CHAPITRE LXXI.

Cafés.


On compte six à sept cents cafés ; c’est le refuge ordinaire des oisifs, & l’asyle des indigens. Ils s’y chauffent l’hiver pour épargner le bois chez eux. Dans quelques-uns de ces cafés, on tient bureau académique ; on y juge les auteurs, les pieces de théatre ; on y assigne leur rang & leur valeur ; & les poëtes qui vont débuter, y font ordinairement plus de bruit, ainsi que ceux qui, chassés de la carriere par les sifflets, deviennent ordinairement satiriques ; car le plus impitoyable des critiques est toujours un auteur méprisé.
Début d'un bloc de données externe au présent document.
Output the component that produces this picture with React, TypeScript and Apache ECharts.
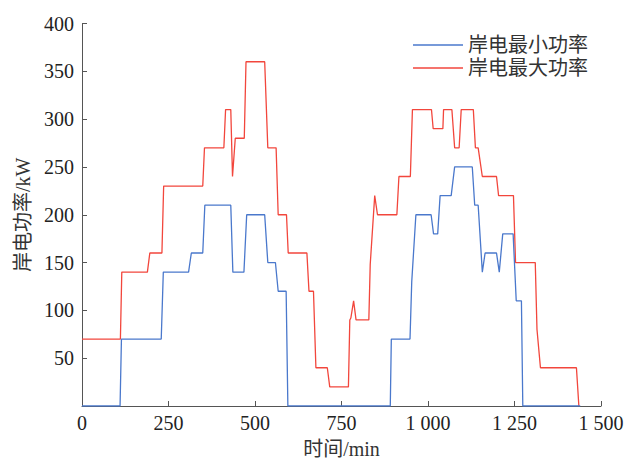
import React, { useEffect, useRef } from "react";
import * as echarts from "echarts";

const minName = "岸电最小功率";
const maxName = "岸电最大功率";

const minTimes = [0, 110, 114, 229, 235, 308, 316, 349, 355, 430, 436, 468, 476, 528, 537, 559, 567, 590, 595, 891, 894, 948, 953, 965, 1009, 1016, 1028, 1035, 1067, 1077, 1128, 1135, 1145, 1157, 1165, 1198, 1206, 1216, 1246, 1255, 1270, 1274, 1440];
const minValues = [0, 0, 70, 70, 140, 140, 160, 160, 210, 210, 140, 140, 200, 200, 150, 150, 120, 120, 0, 0, 70, 70, 130, 200, 200, 180, 180, 220, 220, 250, 250, 210, 210, 140, 160, 160, 140, 180, 180, 110, 110, 0, 0];

const maxTimes = [0, 111, 115, 189, 196, 231, 236, 349, 354, 410, 415, 430, 435, 443, 469, 474, 528, 537, 561, 567, 591, 596, 650, 656, 669, 676, 709, 716, 770, 774, 777, 785, 792, 829, 833, 846, 854, 910, 916, 949, 955, 1010, 1015, 1043, 1045, 1069, 1077, 1090, 1096, 1131, 1137, 1145, 1157, 1198, 1204, 1247, 1253, 1310, 1315, 1325, 1429, 1436];
const maxValues = [70, 70, 140, 140, 160, 160, 230, 230, 270, 270, 310, 310, 240, 280, 280, 360, 360, 270, 270, 200, 200, 160, 160, 120, 120, 40, 40, 20, 20, 90, 92, 110, 90, 90, 148, 220, 200, 200, 240, 240, 310, 310, 290, 290, 310, 310, 270, 270, 310, 310, 270, 270, 240, 240, 220, 220, 150, 150, 80, 40, 40, 0];

const xTicks = { min: 0, max: 1500, interval: 250 };
const yTicks = { min: 0, max: 400, interval: 50 };

const zip = (t: number[], v: number[]) => t.map((x, i) => [x, v[i]]);

const FONT = "'Liberation Serif', 'Noto Sans CJK SC', serif";

export default function App() {
  const ref = useRef<HTMLDivElement>(null);
  useEffect(() => {
    if (!ref.current) return;
    const chart = echarts.init(ref.current, null, { renderer: "svg" });
    const axisLine = { show: true, lineStyle: { color: "#555", width: 1 } };
    chart.setOption({
      animation: false,
      backgroundColor: "#fff",
      textStyle: { fontFamily: FONT },
      grid: { left: 82, right: 27, top: 23.5, bottom: 53, containLabel: false, outerBoundsMode: "none" },
      legend: {
        orient: "vertical",
        left: 408,
        top: 30,
        itemWidth: 50,
        itemHeight: 14,
        itemGap: 3,
        icon: "path://M0,6.35 L50,6.35 L50,7.65 L0,7.65 Z",
        data: [minName, maxName],
        textStyle: { fontFamily: FONT, fontSize: 20, color: "#333", lineHeight: 20 },
      },
      xAxis: {
        type: "value",
        ...xTicks,
        name: "时间/min",
        nameLocation: "middle",
        nameGap: 33,
        nameTextStyle: { fontFamily: FONT, fontSize: 20, color: "#333" },
        axisLine,
        axisTick: { show: true, inside: true, length: 5, lineStyle: { color: "#555" } },
        axisLabel: {
          fontFamily: FONT,
          fontSize: 20,
          color: "#222",
          margin: 7,
          formatter: (v: number) => (v >= 1000 ? `${Math.floor(v / 1000)} ${String(v % 1000).padStart(3, "0")}` : `${v}`),
        },
        splitLine: { show: false },
      },
      yAxis: {
        type: "value",
        ...yTicks,
        name: "岸电功率/kW",
        nameLocation: "middle",
        nameGap: 48,
        nameTextStyle: { fontFamily: FONT, fontSize: 20, color: "#333" },
        axisLine,
        axisTick: { show: true, inside: true, length: 5, lineStyle: { color: "#555" } },
        axisLabel: {
          fontFamily: FONT,
          fontSize: 20,
          color: "#222",
          margin: 8,
          formatter: (v: number) => (v === 0 ? "" : `${v}`),
        },
        splitLine: { show: false },
      },
      series: [
        {
          name: maxName,
          type: "line",
          data: zip(maxTimes, maxValues),
          symbol: "none",
          showSymbol: false,
          lineStyle: { color: "#f2463c", width: 1.3 },
          itemStyle: { color: "#f2463c" },
          z: 2,
        },
        {
          name: minName,
          type: "line",
          data: zip(minTimes, minValues),
          symbol: "none",
          showSymbol: false,
          lineStyle: { color: "#4a78cc", width: 1.3 },
          itemStyle: { color: "#4a78cc" },
          z: 3,
        },
      ],
    });
    return () => chart.dispose();
  }, []);
  return <div ref={ref} style={{ width: 628, height: 459, position: "absolute", left: 0, top: 0 }} />;
}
Les cabales pour ou contre les ouvrages s’y forment, & il y a des chefs de parti, qui ne laissent pas que de se rendre redoutables ; car ils vous déchirent un écrivain qu’ils n’aiment pas, du matin au soir : souvent ils ne l’ont pas compris, mais ils déclament toujours ; & il faut que la réputation littéraire essuie paisiblement toutes ces bourrasques.

Dans le plus grand nombre des cafés, le bavardage est encore plus ennuyeux : il roule incessamment sur la gazette. La crédulité Parisienne n’a point de bornes en ce genre ; elle gobe tout ce qu’on lui présente ; & mille fois abusée, elle retourne au pamphlet ministériel.

Tel homme arrive au café sur les dix heures du matin, pour n’en sortir qu’à onze heures du soir ; il dîne avec une tasse de café au lait, & soupe avec une bavaroise : le sot riche en rit, au lieu de lui offrir sa table.

Il n’est plus décent de séjourner au café, parce que cela annonce une disette de connoissances, & un vuide absolu dans la fréquentation de la bonne société : un café néanmoins, où se rassembleroient les gens instruits & aimables, seroit préférable, par sa liberté & sa gaieté, à tous nos cercles qui sont parfois ennuyeux.

Nos ancêtres alloient au cabaret, & l’on prétend qu’ils y maintenoient leur belle humeur : nous n’osons plus guere aller au café ; & l’eau noire qu’on y boit, est plus mal-faisante que le vin généreux dont nos peres s’enivroient : la tristesse & la causticité regnent dans ces sallons de glaces, & le ton chagrin s’y manifeste de toute part : est-ce la nouvelle boisson qui a opéré cette différence ?

En général, le café qu’on y prend est mauvais & trop brûlé ; la limonnade dangereuse ; les liqueurs mal-saines, & à l’esprit de vin : mais le bon Parisien, qui s’arrête aux apparences, boit tout, dévore tout, avale tout.

Chaque café a son orateur en chef ; tel, dans les fauxbourgs, est présidé par un garçon tailleur ou par un garçon cordonnier ; & pourquoi pas ? Ne faut-il pas que l’amour-propre de chaque individu soit à peu près content ?

On courtise les cafetieres : toujours environnées d’hommes, il leur faut un plus haut degré de vertu, pour résister aux tentations fréquentes qui les sollicitent. Elles sont toutes fort coquettes ; mais la coquetterie semble un attribut indispensable de leur métier.